● **Given material**
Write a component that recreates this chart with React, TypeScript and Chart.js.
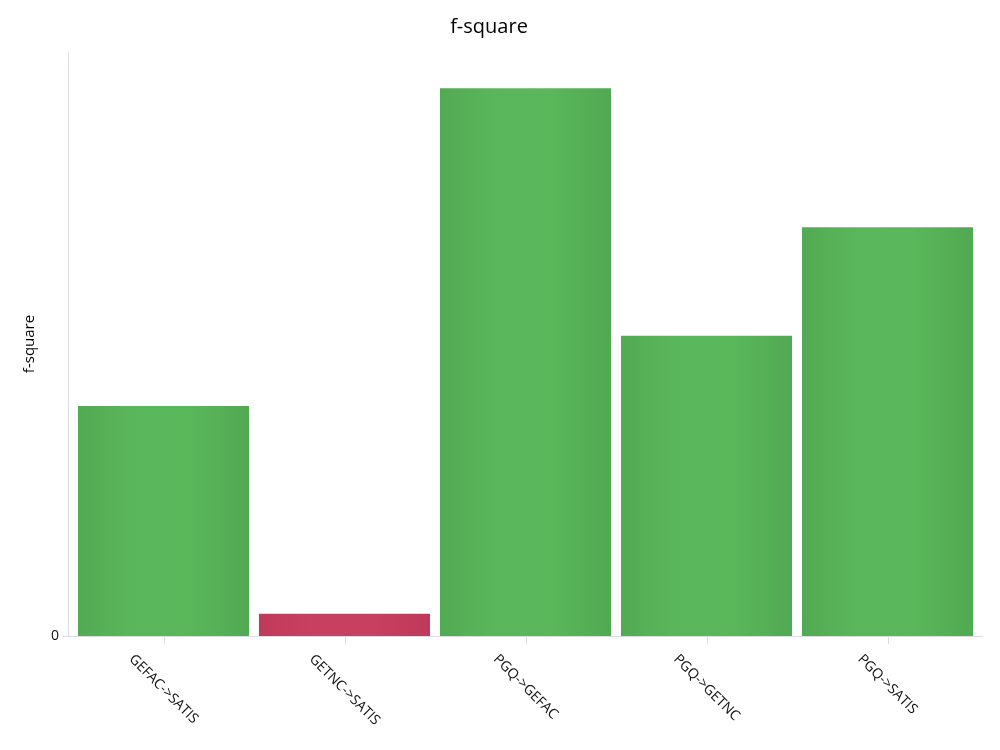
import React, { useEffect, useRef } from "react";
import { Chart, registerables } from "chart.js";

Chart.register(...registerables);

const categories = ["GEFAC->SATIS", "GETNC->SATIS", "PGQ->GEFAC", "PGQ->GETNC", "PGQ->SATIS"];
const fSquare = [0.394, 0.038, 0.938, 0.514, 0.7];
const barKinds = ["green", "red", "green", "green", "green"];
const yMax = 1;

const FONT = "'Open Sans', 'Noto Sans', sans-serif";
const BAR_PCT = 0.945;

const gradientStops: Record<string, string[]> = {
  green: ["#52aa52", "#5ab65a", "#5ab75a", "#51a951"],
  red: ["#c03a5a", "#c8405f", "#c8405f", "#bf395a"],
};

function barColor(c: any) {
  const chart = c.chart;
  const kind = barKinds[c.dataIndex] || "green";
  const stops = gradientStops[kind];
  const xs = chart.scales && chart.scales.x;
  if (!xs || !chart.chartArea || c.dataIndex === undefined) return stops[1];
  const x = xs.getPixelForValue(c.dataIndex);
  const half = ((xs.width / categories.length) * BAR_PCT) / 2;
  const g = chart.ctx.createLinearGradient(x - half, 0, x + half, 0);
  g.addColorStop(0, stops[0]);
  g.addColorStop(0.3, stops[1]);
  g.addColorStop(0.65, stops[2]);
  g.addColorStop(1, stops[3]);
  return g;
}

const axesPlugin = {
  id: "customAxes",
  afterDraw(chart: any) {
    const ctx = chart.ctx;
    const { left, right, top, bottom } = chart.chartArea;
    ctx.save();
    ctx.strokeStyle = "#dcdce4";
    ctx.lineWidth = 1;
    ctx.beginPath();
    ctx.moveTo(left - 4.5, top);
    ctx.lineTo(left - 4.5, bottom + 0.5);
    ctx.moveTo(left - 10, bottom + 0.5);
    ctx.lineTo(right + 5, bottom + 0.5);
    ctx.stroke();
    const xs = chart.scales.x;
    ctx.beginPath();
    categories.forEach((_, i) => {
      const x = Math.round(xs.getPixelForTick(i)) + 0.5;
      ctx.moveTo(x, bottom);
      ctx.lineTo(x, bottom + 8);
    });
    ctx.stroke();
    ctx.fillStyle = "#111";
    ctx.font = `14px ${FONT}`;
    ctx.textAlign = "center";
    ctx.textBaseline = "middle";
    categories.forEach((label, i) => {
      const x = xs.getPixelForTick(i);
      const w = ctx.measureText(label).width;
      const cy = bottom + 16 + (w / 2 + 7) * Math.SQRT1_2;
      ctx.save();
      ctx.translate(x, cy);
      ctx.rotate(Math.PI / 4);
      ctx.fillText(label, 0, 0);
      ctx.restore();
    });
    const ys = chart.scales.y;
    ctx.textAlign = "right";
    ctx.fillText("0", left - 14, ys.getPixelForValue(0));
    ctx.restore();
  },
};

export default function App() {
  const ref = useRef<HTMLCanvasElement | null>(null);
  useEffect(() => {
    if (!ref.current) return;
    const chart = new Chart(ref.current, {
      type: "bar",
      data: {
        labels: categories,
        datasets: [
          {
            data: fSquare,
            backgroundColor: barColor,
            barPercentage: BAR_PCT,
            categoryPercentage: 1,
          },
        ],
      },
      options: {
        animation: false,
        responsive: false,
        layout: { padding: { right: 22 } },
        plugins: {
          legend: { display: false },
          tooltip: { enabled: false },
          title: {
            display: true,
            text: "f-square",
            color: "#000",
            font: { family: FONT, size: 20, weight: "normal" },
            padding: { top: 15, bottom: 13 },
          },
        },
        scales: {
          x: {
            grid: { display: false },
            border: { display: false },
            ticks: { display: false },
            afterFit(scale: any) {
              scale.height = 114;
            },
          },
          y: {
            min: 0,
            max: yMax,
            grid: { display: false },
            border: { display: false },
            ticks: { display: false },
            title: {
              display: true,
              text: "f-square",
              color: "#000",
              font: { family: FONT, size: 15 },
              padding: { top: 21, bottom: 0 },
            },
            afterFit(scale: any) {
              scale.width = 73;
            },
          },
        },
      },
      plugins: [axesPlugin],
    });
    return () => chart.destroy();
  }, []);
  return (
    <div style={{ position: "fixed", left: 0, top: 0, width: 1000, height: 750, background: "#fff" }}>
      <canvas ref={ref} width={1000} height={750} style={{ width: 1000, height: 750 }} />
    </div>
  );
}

● **Instruction**
All of the material above is to be copied exactly, except for its images.

● **Result for this exercise**
Write a component that recreates this chart with React, TypeScript and Chart.js.
import React, { useEffect, useRef } from "react";
import { Chart, registerables } from "chart.js";

Chart.register(...registerables);

const categories = ["GEFAC->SATIS", "GETNC->SATIS", "PGQ->GEFAC", "PGQ->GETNC", "PGQ->SATIS"];
const fSquare = [0.394, 0.038, 0.938, 0.514, 0.7];
const barKinds = ["green", "red", "green", "green", "green"];
const yMax = 1;

const FONT = "'Open Sans', 'Noto Sans', sans-serif";
const BAR_PCT = 0.945;

const gradientStops: Record<string, string[]> = {
  green: ["#52aa52", "#5ab65a", "#5ab75a", "#51a951"],
  red: ["#c03a5a", "#c8405f", "#c8405f", "#bf395a"],
};

function barColor(c: any) {
  const chart = c.chart;
  const kind = barKinds[c.dataIndex] || "green";
  const stops = gradientStops[kind];
  const xs = chart.scales && chart.scales.x;
  if (!xs || !chart.chartArea || c.dataIndex === undefined) return stops[1];
  const x = xs.getPixelForValue(c.dataIndex);
  const half = ((xs.width / categories.length) * BAR_PCT) / 2;
  const g = chart.ctx.createLinearGradient(x - half, 0, x + half, 0);
  g.addColorStop(0, stops[0]);
  g.addColorStop(0.3, stops[1]);
  g.addColorStop(0.65, stops[2]);
  g.addColorStop(1, stops[3]);
  return g;
}

const axesPlugin = {
  id: "customAxes",
  afterDraw(chart: any) {
    const ctx = chart.ctx;
    const { left, right, top, bottom } = chart.chartArea;
    ctx.save();
    ctx.strokeStyle = "#dcdce4";
    ctx.lineWidth = 1;
    ctx.beginPath();
    ctx.moveTo(left - 4.5, top);
    ctx.lineTo(left - 4.5, bottom + 0.5);
    ctx.moveTo(left - 10, bottom + 0.5);
    ctx.lineTo(right + 5, bottom + 0.5);
    ctx.stroke();
    const xs = chart.scales.x;
    ctx.beginPath();
    categories.forEach((_, i) => {
      const x = Math.round(xs.getPixelForTick(i)) + 0.5;
      ctx.moveTo(x, bottom);
      ctx.lineTo(x, bottom + 8);
    });
    ctx.stroke();
    ctx.fillStyle = "#111";
    ctx.font = `14px ${FONT}`;
    ctx.textAlign = "center";
    ctx.textBaseline = "middle";
    categories.forEach((label, i) => {
      const x = xs.getPixelForTick(i);
      const w = ctx.measureText(label).width;
      const cy = bottom + 16 + (w / 2 + 7) * Math.SQRT1_2;
      ctx.save();
      ctx.translate(x, cy);
      ctx.rotate(Math.PI / 4);
      ctx.fillText(label, 0, 0);
      ctx.restore();
    });
    const ys = chart.scales.y;
    ctx.textAlign = "right";
    ctx.fillText("0", left - 14, ys.getPixelForValue(0));
    ctx.restore();
  },
};

export default function App() {
  const ref = useRef<HTMLCanvasElement | null>(null);
  useEffect(() => {
    if (!ref.current) return;
    const chart = new Chart(ref.current, {
      type: "bar",
      data: {
        labels: categories,
        datasets: [
          {
            data: fSquare,
            backgroundColor: barColor,
            barPercentage: BAR_PCT,
            categoryPercentage: 1,
          },
        ],
      },
      options: {
        animation: false,
        responsive: false,
        layout: { padding: { right: 22 } },
        plugins: {
          legend: { display: false },
          tooltip: { enabled: false },
          title: {
            display: true,
            text: "f-square",
            color: "#000",
            font: { family: FONT, size: 20, weight: "normal" },
            padding: { top: 15, bottom: 13 },
          },
        },
        scales: {
          x: {
            grid: { display: false },
            border: { display: false },
            ticks: { display: false },
            afterFit(scale: any) {
              scale.height = 114;
            },
          },
          y: {
            min: 0,
            max: yMax,
            grid: { display: false },
            border: { display: false },
            ticks: { display: false },
            title: {
              display: true,
              text: "f-square",
              color: "#000",
              font: { family: FONT, size: 15 },
              padding: { top: 21, bottom: 0 },
            },
            afterFit(scale: any) {
              scale.width = 73;
            },
          },
        },
      },
      plugins: [axesPlugin],
    });
    return () => chart.destroy();
  }, []);
  return (
    <div style={{ position: "fixed", left: 0, top: 0, width: 1000, height: 750, background: "#fff" }}>
      <canvas ref={ref} width={1000} height={750} style={{ width: 1000, height: 750 }} />
    </div>
  );
}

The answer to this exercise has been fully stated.